> _GIVEN INFORMATION_:
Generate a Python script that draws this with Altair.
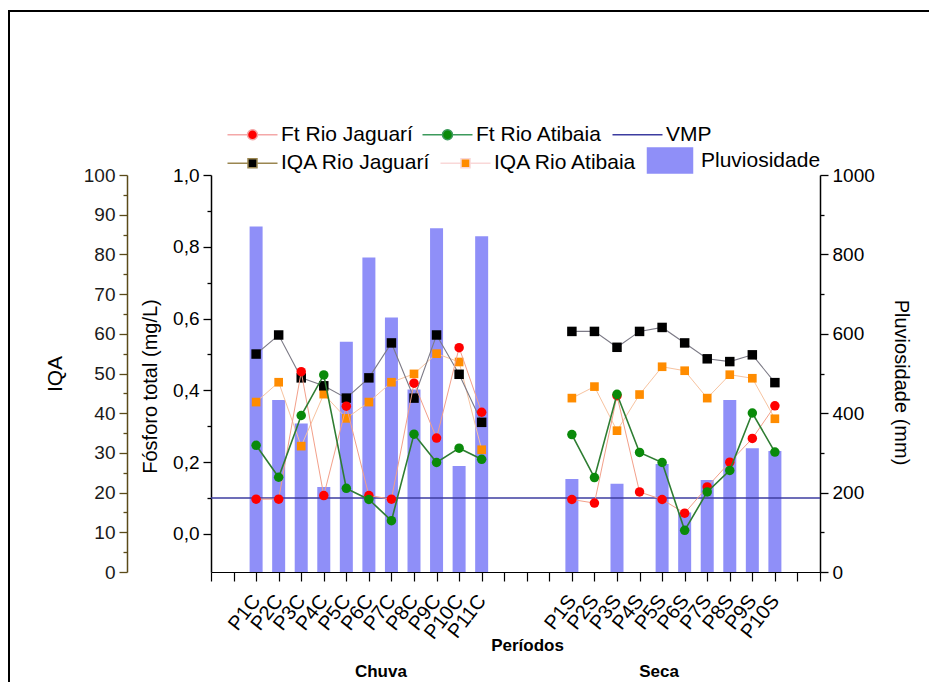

--

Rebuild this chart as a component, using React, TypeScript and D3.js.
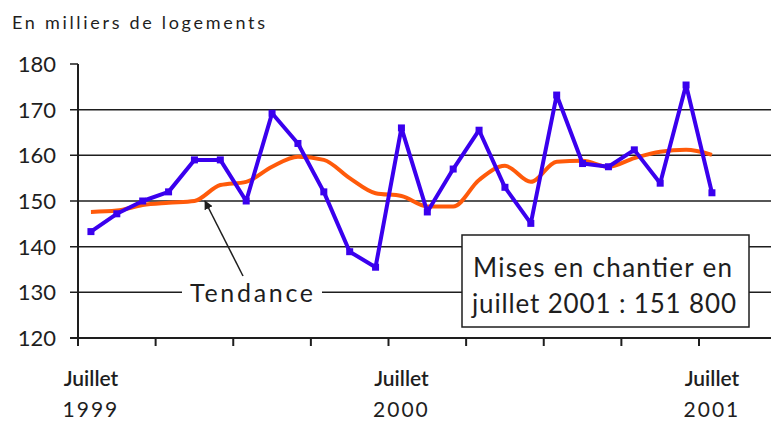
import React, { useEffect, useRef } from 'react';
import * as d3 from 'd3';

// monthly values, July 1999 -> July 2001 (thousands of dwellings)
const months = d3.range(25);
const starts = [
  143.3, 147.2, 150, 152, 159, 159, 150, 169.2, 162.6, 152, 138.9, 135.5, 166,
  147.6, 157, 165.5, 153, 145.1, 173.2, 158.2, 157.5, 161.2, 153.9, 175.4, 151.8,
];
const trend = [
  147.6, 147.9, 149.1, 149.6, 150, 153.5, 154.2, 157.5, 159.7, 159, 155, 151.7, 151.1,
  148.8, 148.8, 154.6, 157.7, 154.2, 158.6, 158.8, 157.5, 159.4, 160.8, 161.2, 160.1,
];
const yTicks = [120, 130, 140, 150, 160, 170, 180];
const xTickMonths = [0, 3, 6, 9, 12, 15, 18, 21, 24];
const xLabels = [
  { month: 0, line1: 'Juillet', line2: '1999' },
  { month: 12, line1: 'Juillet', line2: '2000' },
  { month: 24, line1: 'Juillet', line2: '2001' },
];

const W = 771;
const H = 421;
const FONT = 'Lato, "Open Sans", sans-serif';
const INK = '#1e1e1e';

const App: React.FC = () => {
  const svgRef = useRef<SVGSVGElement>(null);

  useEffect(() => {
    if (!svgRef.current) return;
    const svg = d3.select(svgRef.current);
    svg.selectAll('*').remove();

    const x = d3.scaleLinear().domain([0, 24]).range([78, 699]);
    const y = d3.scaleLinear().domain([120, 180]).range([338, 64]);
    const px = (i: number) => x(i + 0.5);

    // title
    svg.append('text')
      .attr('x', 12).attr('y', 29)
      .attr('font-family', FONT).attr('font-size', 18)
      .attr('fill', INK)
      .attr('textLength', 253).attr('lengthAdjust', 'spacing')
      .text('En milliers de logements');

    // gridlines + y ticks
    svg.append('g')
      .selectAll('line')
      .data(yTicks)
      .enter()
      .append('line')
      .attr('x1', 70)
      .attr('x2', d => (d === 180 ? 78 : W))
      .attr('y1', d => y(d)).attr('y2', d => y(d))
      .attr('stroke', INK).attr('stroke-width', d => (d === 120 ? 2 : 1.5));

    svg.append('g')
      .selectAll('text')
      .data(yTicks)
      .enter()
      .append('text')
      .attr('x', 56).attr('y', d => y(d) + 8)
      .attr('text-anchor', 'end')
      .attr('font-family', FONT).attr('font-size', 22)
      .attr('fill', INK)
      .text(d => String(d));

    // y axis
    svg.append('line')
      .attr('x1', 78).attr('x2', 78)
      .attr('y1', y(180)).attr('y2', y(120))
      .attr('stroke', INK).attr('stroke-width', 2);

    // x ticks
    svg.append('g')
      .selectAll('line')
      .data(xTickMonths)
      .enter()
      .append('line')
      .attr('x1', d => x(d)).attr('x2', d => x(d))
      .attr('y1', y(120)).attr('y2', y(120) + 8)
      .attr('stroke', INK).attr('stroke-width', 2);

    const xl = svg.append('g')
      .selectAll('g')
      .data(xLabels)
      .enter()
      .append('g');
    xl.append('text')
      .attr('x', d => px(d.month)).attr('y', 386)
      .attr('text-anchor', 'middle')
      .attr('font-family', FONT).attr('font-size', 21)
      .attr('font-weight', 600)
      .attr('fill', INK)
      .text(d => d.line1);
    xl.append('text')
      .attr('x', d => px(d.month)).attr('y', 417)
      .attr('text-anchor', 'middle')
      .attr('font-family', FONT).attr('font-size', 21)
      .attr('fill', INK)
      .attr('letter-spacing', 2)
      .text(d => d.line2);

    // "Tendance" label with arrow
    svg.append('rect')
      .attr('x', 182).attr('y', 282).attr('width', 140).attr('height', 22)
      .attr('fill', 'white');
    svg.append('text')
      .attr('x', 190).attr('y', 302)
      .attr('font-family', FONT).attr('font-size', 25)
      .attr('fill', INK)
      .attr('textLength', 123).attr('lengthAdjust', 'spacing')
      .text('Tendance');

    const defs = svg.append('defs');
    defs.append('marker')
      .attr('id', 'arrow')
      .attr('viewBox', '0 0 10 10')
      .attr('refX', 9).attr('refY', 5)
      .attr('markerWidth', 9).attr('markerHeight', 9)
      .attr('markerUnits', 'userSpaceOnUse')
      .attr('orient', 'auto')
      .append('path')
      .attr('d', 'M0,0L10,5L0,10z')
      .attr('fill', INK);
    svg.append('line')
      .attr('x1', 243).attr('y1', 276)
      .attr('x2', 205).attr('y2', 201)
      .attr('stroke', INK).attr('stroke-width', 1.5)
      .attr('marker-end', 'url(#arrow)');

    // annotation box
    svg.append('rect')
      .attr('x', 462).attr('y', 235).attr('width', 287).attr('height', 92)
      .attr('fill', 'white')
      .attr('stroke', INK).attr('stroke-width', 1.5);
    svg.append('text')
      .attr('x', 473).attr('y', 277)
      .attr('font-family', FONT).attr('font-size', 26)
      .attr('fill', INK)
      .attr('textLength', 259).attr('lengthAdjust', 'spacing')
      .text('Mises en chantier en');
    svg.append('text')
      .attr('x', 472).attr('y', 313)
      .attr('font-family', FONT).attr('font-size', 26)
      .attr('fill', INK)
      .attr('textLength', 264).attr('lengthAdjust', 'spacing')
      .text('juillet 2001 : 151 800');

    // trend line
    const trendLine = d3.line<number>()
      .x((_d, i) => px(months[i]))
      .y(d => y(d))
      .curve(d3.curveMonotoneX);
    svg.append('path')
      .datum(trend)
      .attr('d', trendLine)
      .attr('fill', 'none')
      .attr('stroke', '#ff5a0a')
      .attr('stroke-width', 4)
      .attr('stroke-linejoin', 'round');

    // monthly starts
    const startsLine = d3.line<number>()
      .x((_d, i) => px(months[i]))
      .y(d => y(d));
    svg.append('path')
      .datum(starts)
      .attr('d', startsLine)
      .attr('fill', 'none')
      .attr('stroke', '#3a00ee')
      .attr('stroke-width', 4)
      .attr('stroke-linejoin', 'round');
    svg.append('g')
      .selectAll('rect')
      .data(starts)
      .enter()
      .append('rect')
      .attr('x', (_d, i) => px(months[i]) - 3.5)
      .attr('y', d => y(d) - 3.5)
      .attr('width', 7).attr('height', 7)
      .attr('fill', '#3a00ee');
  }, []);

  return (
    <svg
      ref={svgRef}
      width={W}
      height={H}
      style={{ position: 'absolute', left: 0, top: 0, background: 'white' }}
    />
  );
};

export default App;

* * *

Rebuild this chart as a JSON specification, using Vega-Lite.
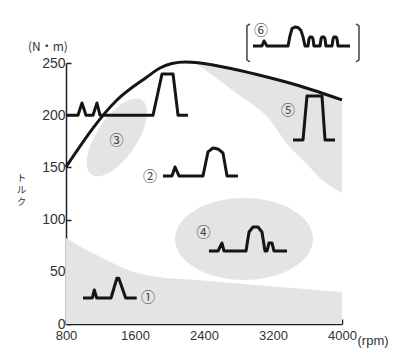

> _INSTRUCTIONS TO FOLLOW_:
The first line to copy holds "Rebuild this chart as a component, using", and the last holds "import * as d3 from 'd3';". Copy them and the lines between exactly, leaving out pictures.

> _RESPONSE TO THIS EXERCISE_:
Rebuild this chart as a component, using React, TypeScript and D3.js.
import React, { useEffect, useRef } from 'react';
import * as d3 from 'd3';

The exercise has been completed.